__Aim of the exercise__
Provide an exact copy of the data, excluding the images.

__Dataset excerpt__
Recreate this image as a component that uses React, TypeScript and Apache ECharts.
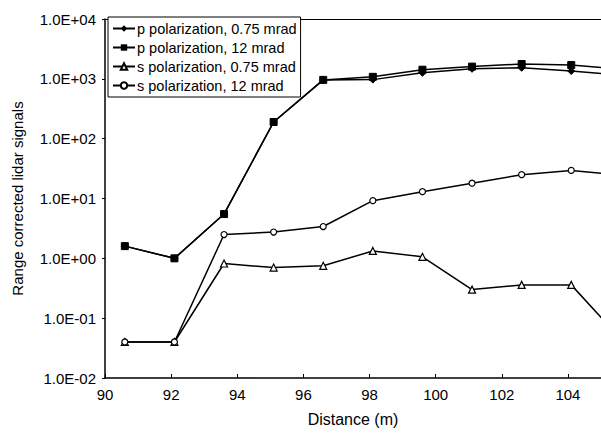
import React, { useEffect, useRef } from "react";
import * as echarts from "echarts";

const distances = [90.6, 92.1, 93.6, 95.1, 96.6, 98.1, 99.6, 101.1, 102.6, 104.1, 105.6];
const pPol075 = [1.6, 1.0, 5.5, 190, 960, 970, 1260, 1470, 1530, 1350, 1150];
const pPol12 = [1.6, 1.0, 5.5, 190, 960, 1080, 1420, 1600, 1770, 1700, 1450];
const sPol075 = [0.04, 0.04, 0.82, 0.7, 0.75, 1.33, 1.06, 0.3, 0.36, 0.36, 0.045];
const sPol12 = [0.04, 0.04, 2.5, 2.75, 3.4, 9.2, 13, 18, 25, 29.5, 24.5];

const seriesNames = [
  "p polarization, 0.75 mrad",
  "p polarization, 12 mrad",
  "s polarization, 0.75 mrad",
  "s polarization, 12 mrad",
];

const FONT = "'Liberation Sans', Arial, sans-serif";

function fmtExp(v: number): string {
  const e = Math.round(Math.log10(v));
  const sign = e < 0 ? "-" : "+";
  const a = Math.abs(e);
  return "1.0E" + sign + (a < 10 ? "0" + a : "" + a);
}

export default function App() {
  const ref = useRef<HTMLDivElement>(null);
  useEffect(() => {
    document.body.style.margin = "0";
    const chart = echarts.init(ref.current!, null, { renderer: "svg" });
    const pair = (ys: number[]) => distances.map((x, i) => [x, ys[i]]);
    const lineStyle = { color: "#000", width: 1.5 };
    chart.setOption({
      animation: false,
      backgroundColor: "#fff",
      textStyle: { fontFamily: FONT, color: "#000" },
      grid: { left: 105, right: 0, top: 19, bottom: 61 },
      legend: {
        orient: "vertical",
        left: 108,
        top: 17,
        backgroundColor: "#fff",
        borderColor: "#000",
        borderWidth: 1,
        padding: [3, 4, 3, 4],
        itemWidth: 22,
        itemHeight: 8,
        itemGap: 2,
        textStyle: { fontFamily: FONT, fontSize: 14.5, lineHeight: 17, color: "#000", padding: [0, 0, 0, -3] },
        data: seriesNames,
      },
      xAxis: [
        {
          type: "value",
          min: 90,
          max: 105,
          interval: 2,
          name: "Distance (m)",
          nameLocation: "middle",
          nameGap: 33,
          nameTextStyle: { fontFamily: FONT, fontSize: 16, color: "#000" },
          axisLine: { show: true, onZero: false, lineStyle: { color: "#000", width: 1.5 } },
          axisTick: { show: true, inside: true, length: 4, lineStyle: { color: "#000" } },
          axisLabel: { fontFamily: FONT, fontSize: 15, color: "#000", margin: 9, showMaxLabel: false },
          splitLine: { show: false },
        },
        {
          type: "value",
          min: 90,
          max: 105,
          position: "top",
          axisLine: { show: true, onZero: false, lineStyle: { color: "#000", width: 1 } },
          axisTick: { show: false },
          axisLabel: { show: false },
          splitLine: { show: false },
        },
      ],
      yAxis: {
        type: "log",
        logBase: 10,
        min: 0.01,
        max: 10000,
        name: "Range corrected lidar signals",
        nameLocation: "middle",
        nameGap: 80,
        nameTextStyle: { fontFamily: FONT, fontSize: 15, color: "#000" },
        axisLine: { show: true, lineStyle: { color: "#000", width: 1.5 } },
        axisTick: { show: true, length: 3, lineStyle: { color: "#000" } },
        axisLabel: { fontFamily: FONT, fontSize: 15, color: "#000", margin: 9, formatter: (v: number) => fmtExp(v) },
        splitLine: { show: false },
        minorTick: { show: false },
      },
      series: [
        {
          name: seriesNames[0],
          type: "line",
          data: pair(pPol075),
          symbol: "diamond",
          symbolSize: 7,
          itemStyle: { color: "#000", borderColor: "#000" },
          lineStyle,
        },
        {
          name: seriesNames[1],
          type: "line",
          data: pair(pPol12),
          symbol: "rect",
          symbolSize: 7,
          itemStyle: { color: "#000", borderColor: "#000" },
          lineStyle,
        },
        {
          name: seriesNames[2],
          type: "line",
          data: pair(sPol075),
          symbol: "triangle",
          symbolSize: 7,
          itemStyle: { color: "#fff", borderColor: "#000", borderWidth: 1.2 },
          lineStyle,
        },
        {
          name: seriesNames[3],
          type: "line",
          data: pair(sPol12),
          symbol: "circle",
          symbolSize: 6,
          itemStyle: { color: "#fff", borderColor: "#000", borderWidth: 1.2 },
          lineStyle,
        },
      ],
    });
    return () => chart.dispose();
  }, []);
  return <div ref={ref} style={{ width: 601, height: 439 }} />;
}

__Solution for this problem__
Recreate this image as a component that uses React, TypeScript and Apache ECharts.
import React, { useEffect, useRef } from "react";
import * as echarts from "echarts";

const distances = [90.6, 92.1, 93.6, 95.1, 96.6, 98.1, 99.6, 101.1, 102.6, 104.1, 105.6];
const pPol075 = [1.6, 1.0, 5.5, 190, 960, 970, 1260, 1470, 1530, 1350, 1150];
const pPol12 = [1.6, 1.0, 5.5, 190, 960, 1080, 1420, 1600, 1770, 1700, 1450];
const sPol075 = [0.04, 0.04, 0.82, 0.7, 0.75, 1.33, 1.06, 0.3, 0.36, 0.36, 0.045];
const sPol12 = [0.04, 0.04, 2.5, 2.75, 3.4, 9.2, 13, 18, 25, 29.5, 24.5];

const seriesNames = [
  "p polarization, 0.75 mrad",
  "p polarization, 12 mrad",
  "s polarization, 0.75 mrad",
  "s polarization, 12 mrad",
];

const FONT = "'Liberation Sans', Arial, sans-serif";

function fmtExp(v: number): string {
  const e = Math.round(Math.log10(v));
  const sign = e < 0 ? "-" : "+";
  const a = Math.abs(e);
  return "1.0E" + sign + (a < 10 ? "0" + a : "" + a);
}

export default function App() {
  const ref = useRef<HTMLDivElement>(null);
  useEffect(() => {
    document.body.style.margin = "0";
    const chart = echarts.init(ref.current!, null, { renderer: "svg" });
    const pair = (ys: number[]) => distances.map((x, i) => [x, ys[i]]);
    const lineStyle = { color: "#000", width: 1.5 };
    chart.setOption({
      animation: false,
      backgroundColor: "#fff",
      textStyle: { fontFamily: FONT, color: "#000" },
      grid: { left: 105, right: 0, top: 19, bottom: 61 },
      legend: {
        orient: "vertical",
        left: 108,
        top: 17,
        backgroundColor: "#fff",
        borderColor: "#000",
        borderWidth: 1,
        padding: [3, 4, 3, 4],
        itemWidth: 22,
        itemHeight: 8,
        itemGap: 2,
        textStyle: { fontFamily: FONT, fontSize: 14.5, lineHeight: 17, color: "#000", padding: [0, 0, 0, -3] },
        data: seriesNames,
      },
      xAxis: [
        {
          type: "value",
          min: 90,
          max: 105,
          interval: 2,
          name: "Distance (m)",
          nameLocation: "middle",
          nameGap: 33,
          nameTextStyle: { fontFamily: FONT, fontSize: 16, color: "#000" },
          axisLine: { show: true, onZero: false, lineStyle: { color: "#000", width: 1.5 } },
          axisTick: { show: true, inside: true, length: 4, lineStyle: { color: "#000" } },
          axisLabel: { fontFamily: FONT, fontSize: 15, color: "#000", margin: 9, showMaxLabel: false },
          splitLine: { show: false },
        },
        {
          type: "value",
          min: 90,
          max: 105,
          position: "top",
          axisLine: { show: true, onZero: false, lineStyle: { color: "#000", width: 1 } },
          axisTick: { show: false },
          axisLabel: { show: false },
          splitLine: { show: false },
        },
      ],
      yAxis: {
        type: "log",
        logBase: 10,
        min: 0.01,
        max: 10000,
        name: "Range corrected lidar signals",
        nameLocation: "middle",
        nameGap: 80,
        nameTextStyle: { fontFamily: FONT, fontSize: 15, color: "#000" },
        axisLine: { show: true, lineStyle: { color: "#000", width: 1.5 } },
        axisTick: { show: true, length: 3, lineStyle: { color: "#000" } },
        axisLabel: { fontFamily: FONT, fontSize: 15, color: "#000", margin: 9, formatter: (v: number) => fmtExp(v) },
        splitLine: { show: false },
        minorTick: { show: false },
      },
      series: [
        {
          name: seriesNames[0],
          type: "line",
          data: pair(pPol075),
          symbol: "diamond",
          symbolSize: 7,
          itemStyle: { color: "#000", borderColor: "#000" },
          lineStyle,
        },
        {
          name: seriesNames[1],
          type: "line",
          data: pair(pPol12),
          symbol: "rect",
          symbolSize: 7,
          itemStyle: { color: "#000", borderColor: "#000" },
          lineStyle,
        },
        {
          name: seriesNames[2],
          type: "line",
          data: pair(sPol075),
          symbol: "triangle",
          symbolSize: 7,
          itemStyle: { color: "#fff", borderColor: "#000", borderWidth: 1.2 },
          lineStyle,
        },
        {
          name: seriesNames[3],
          type: "line",
          data: pair(sPol12),
          symbol: "circle",
          symbolSize: 6,
          itemStyle: { color: "#fff", borderColor: "#000", borderWidth: 1.2 },
          lineStyle,
        },
      ],
    });
    return () => chart.dispose();
  }, []);
  return <div ref={ref} style={{ width: 601, height: 439 }} />;
}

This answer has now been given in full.